TASK DESCRIPTION> Omit all images, then repeat exactly the lines below from the one containing "Convert this chart to Plotly.js code." through the one containing "traces[4].legendrank = 1;", both ends included.

DATA ENTRIES>
_ _ _ _ _ _ _

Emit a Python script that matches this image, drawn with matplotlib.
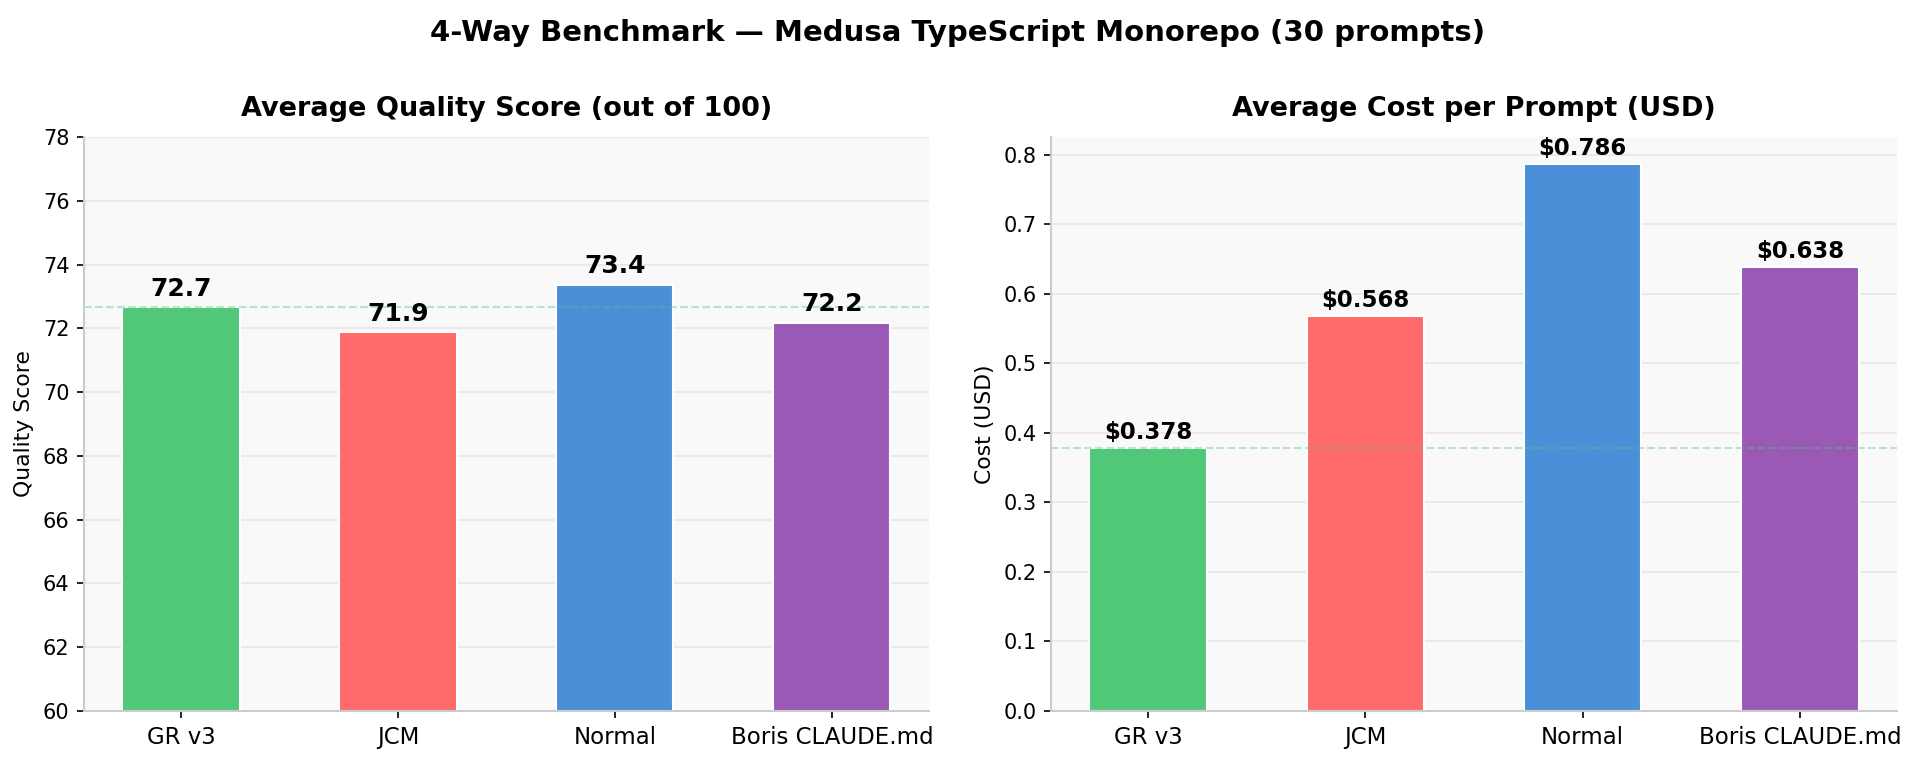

_ _ _ _ _ _ _

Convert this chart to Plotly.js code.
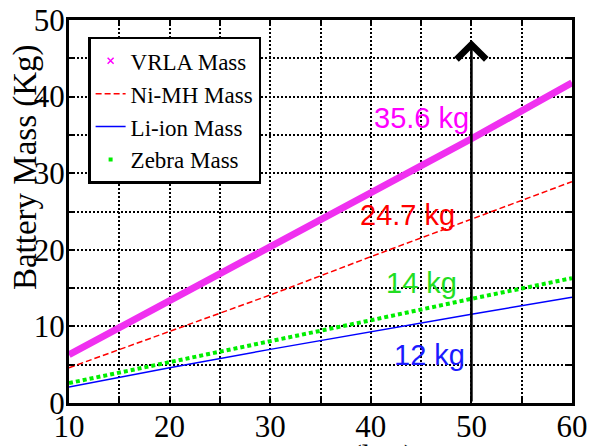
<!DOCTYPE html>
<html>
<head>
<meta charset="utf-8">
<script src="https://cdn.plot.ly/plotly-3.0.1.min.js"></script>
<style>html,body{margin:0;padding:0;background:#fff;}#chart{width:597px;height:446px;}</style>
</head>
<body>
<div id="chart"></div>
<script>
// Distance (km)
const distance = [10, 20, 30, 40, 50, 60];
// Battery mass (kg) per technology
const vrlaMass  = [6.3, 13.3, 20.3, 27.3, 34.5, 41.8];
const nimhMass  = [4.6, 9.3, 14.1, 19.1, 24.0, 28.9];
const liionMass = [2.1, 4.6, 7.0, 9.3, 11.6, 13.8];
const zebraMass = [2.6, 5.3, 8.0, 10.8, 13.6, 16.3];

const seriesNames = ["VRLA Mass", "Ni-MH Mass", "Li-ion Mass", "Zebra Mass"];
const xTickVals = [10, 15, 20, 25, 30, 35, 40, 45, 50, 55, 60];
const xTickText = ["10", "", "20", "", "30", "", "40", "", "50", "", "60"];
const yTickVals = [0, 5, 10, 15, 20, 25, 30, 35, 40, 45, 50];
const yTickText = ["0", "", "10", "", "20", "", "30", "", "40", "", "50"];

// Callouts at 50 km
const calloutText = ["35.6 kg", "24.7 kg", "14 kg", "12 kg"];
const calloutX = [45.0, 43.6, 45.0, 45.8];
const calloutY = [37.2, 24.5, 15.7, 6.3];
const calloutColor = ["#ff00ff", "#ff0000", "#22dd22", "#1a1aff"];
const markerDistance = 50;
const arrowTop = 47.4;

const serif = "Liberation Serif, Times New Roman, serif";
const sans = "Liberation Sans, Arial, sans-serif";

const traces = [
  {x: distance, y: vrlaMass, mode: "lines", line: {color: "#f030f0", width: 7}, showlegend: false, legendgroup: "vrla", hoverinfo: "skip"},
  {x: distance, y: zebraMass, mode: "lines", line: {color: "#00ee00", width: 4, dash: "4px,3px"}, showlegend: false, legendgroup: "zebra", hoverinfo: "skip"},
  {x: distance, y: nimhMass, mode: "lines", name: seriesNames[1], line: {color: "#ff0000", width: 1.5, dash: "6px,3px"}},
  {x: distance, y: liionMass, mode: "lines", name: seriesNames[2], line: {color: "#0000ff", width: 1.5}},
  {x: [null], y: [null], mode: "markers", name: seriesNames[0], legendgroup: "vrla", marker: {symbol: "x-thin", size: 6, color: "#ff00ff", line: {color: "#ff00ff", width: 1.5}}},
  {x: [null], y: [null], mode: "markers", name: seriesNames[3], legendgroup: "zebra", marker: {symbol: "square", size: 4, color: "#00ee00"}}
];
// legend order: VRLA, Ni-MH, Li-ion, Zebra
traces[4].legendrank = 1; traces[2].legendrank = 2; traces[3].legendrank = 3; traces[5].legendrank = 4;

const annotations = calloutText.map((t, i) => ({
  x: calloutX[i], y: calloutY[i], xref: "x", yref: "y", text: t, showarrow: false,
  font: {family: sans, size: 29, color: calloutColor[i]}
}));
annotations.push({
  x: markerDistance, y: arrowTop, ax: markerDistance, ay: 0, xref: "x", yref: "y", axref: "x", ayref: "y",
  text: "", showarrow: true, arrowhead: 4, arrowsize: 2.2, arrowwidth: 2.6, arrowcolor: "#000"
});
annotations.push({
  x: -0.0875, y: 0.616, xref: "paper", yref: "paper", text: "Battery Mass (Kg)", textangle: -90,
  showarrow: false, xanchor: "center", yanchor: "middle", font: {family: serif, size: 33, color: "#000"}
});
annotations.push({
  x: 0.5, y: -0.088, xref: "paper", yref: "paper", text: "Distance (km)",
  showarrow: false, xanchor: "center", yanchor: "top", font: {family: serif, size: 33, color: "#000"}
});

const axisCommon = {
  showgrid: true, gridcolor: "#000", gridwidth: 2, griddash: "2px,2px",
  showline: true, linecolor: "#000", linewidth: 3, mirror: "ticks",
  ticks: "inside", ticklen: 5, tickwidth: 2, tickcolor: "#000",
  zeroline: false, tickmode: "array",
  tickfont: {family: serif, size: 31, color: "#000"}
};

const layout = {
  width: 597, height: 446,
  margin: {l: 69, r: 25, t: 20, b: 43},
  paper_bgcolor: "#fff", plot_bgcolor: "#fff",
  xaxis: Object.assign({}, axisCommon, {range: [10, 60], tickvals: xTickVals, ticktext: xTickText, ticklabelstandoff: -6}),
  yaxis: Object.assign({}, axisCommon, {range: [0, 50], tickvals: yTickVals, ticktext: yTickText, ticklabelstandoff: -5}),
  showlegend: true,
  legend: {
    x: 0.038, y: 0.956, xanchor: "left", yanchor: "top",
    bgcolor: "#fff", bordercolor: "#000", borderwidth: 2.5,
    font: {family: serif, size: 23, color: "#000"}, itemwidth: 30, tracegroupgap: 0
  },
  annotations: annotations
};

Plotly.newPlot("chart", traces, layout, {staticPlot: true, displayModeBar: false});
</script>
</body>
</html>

_ _ _ _ _ _ _

REPLY TO THE EXERCISE>
Convert this chart to Plotly.js code.
<!DOCTYPE html>
<html>
<head>
<meta charset="utf-8">
<script src="https://cdn.plot.ly/plotly-3.0.1.min.js"></script>
<style>html,body{margin:0;padding:0;background:#fff;}#chart{width:597px;height:446px;}</style>
</head>
<body>
<div id="chart"></div>
<script>
// Distance (km)
const distance = [10, 20, 30, 40, 50, 60];
// Battery mass (kg) per technology
const vrlaMass  = [6.3, 13.3, 20.3, 27.3, 34.5, 41.8];
const nimhMass  = [4.6, 9.3, 14.1, 19.1, 24.0, 28.9];
const liionMass = [2.1, 4.6, 7.0, 9.3, 11.6, 13.8];
const zebraMass = [2.6, 5.3, 8.0, 10.8, 13.6, 16.3];

const seriesNames = ["VRLA Mass", "Ni-MH Mass", "Li-ion Mass", "Zebra Mass"];
const xTickVals = [10, 15, 20, 25, 30, 35, 40, 45, 50, 55, 60];
const xTickText = ["10", "", "20", "", "30", "", "40", "", "50", "", "60"];
const yTickVals = [0, 5, 10, 15, 20, 25, 30, 35, 40, 45, 50];
const yTickText = ["0", "", "10", "", "20", "", "30", "", "40", "", "50"];

// Callouts at 50 km
const calloutText = ["35.6 kg", "24.7 kg", "14 kg", "12 kg"];
const calloutX = [45.0, 43.6, 45.0, 45.8];
const calloutY = [37.2, 24.5, 15.7, 6.3];
const calloutColor = ["#ff00ff", "#ff0000", "#22dd22", "#1a1aff"];
const markerDistance = 50;
const arrowTop = 47.4;

const serif = "Liberation Serif, Times New Roman, serif";
const sans = "Liberation Sans, Arial, sans-serif";

const traces = [
  {x: distance, y: vrlaMass, mode: "lines", line: {color: "#f030f0", width: 7}, showlegend: false, legendgroup: "vrla", hoverinfo: "skip"},
  {x: distance, y: zebraMass, mode: "lines", line: {color: "#00ee00", width: 4, dash: "4px,3px"}, showlegend: false, legendgroup: "zebra", hoverinfo: "skip"},
  {x: distance, y: nimhMass, mode: "lines", name: seriesNames[1], line: {color: "#ff0000", width: 1.5, dash: "6px,3px"}},
  {x: distance, y: liionMass, mode: "lines", name: seriesNames[2], line: {color: "#0000ff", width: 1.5}},
  {x: [null], y: [null], mode: "markers", name: seriesNames[0], legendgroup: "vrla", marker: {symbol: "x-thin", size: 6, color: "#ff00ff", line: {color: "#ff00ff", width: 1.5}}},
  {x: [null], y: [null], mode: "markers", name: seriesNames[3], legendgroup: "zebra", marker: {symbol: "square", size: 4, color: "#00ee00"}}
];
// legend order: VRLA, Ni-MH, Li-ion, Zebra
traces[4].legendrank = 1; traces[2].legendrank = 2; traces[3].legendrank = 3; traces[5].legendrank = 4;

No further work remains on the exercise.